- _CHALLENGE_
Output the material beneath this task exactly, images excluded.

- _DATASET CONTENT_

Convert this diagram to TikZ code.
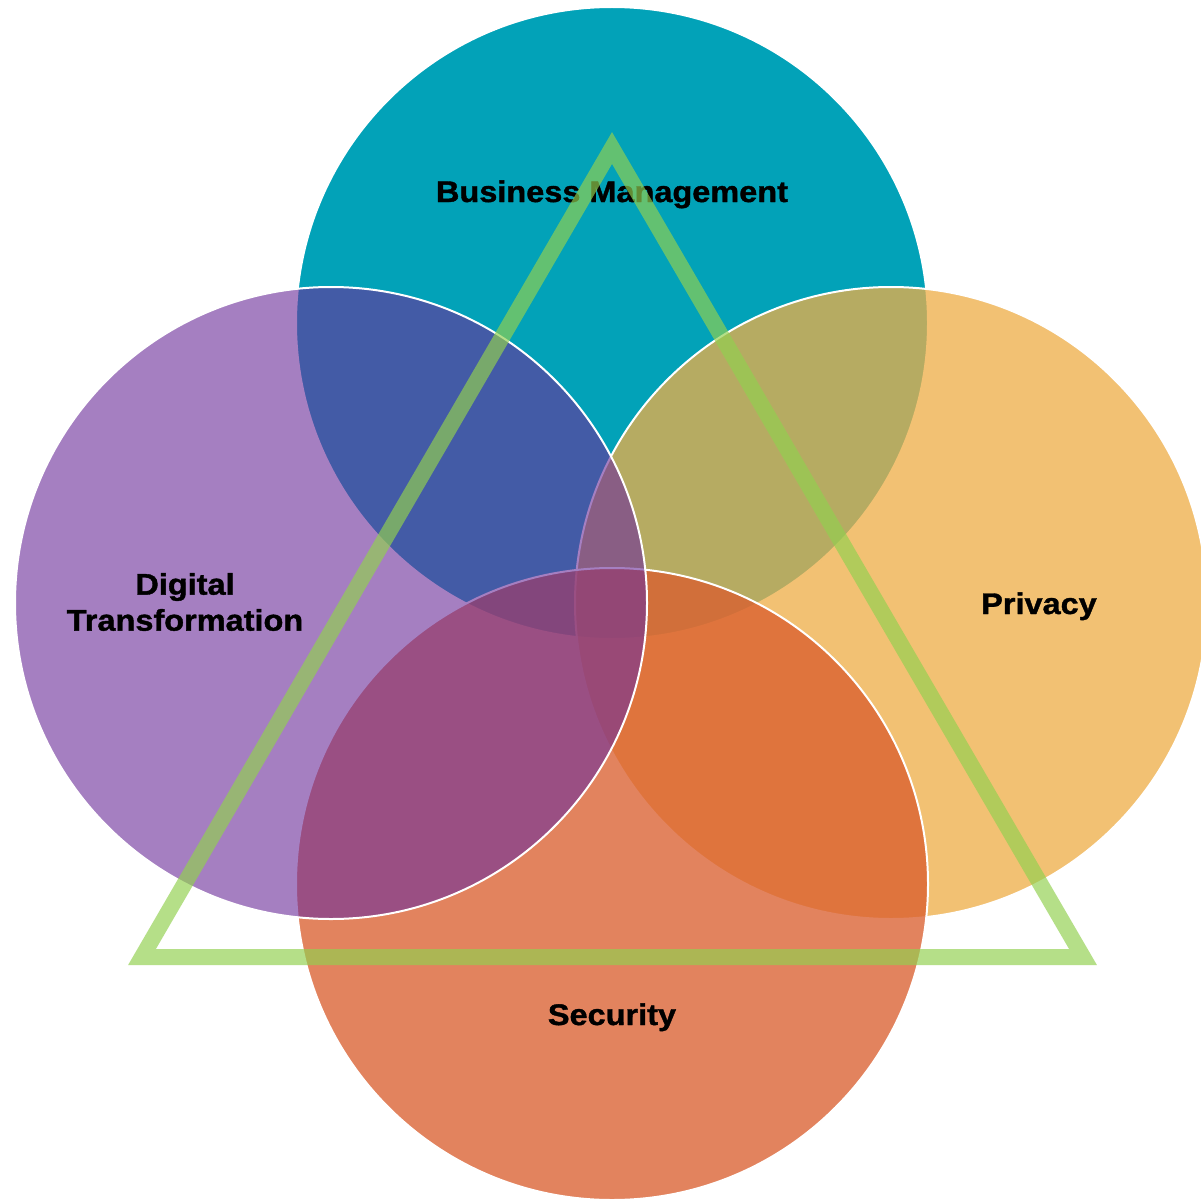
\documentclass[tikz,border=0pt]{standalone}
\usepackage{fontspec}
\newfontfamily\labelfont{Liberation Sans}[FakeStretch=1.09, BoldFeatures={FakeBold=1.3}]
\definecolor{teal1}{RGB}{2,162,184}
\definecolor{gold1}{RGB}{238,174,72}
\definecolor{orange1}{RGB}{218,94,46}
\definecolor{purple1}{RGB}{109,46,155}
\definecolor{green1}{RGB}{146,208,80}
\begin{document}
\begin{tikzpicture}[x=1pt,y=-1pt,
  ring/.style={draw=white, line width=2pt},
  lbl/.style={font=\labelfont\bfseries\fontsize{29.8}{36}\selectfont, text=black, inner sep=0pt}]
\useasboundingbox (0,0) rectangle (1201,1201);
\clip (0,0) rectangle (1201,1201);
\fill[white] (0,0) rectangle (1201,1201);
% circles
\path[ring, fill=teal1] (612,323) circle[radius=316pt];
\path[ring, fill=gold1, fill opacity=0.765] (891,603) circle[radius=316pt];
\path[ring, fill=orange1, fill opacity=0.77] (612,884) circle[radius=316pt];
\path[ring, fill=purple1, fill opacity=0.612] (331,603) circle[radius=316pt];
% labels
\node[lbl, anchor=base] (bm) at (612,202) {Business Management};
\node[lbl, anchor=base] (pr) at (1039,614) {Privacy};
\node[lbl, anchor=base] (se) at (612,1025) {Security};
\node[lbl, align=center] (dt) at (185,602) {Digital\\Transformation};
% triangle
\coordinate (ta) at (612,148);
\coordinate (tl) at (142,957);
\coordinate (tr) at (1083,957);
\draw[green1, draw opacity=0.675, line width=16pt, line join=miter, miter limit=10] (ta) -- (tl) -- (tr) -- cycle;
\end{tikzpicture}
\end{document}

- _ANSWER FOR THIS EXERCISE_
Convert this diagram to TikZ code.
\documentclass[tikz,border=0pt]{standalone}
\usepackage{fontspec}
\newfontfamily\labelfont{Liberation Sans}[FakeStretch=1.09, BoldFeatures={FakeBold=1.3}]
\definecolor{teal1}{RGB}{2,162,184}
\definecolor{gold1}{RGB}{238,174,72}
\definecolor{orange1}{RGB}{218,94,46}
\definecolor{purple1}{RGB}{109,46,155}
\definecolor{green1}{RGB}{146,208,80}
\begin{document}
\begin{tikzpicture}[x=1pt,y=-1pt,
  ring/.style={draw=white, line width=2pt},
  lbl/.style={font=\labelfont\bfseries\fontsize{29.8}{36}\selectfont, text=black, inner sep=0pt}]
\useasboundingbox (0,0) rectangle (1201,1201);
\clip (0,0) rectangle (1201,1201);
\fill[white] (0,0) rectangle (1201,1201);
% circles
\path[ring, fill=teal1] (612,323) circle[radius=316pt];
\path[ring, fill=gold1, fill opacity=0.765] (891,603) circle[radius=316pt];
\path[ring, fill=orange1, fill opacity=0.77] (612,884) circle[radius=316pt];
\path[ring, fill=purple1, fill opacity=0.612] (331,603) circle[radius=316pt];
% labels
\node[lbl, anchor=base] (bm) at (612,202) {Business Management};
\node[lbl, anchor=base] (pr) at (1039,614) {Privacy};
\node[lbl, anchor=base] (se) at (612,1025) {Security};
\node[lbl, align=center] (dt) at (185,602) {Digital\\Transformation};
% triangle
\coordinate (ta) at (612,148);
\coordinate (tl) at (142,957);
\coordinate (tr) at (1083,957);
\draw[green1, draw opacity=0.675, line width=16pt, line join=miter, miter limit=10] (ta) -- (tl) -- (tr) -- cycle;
\end{tikzpicture}
\end{document}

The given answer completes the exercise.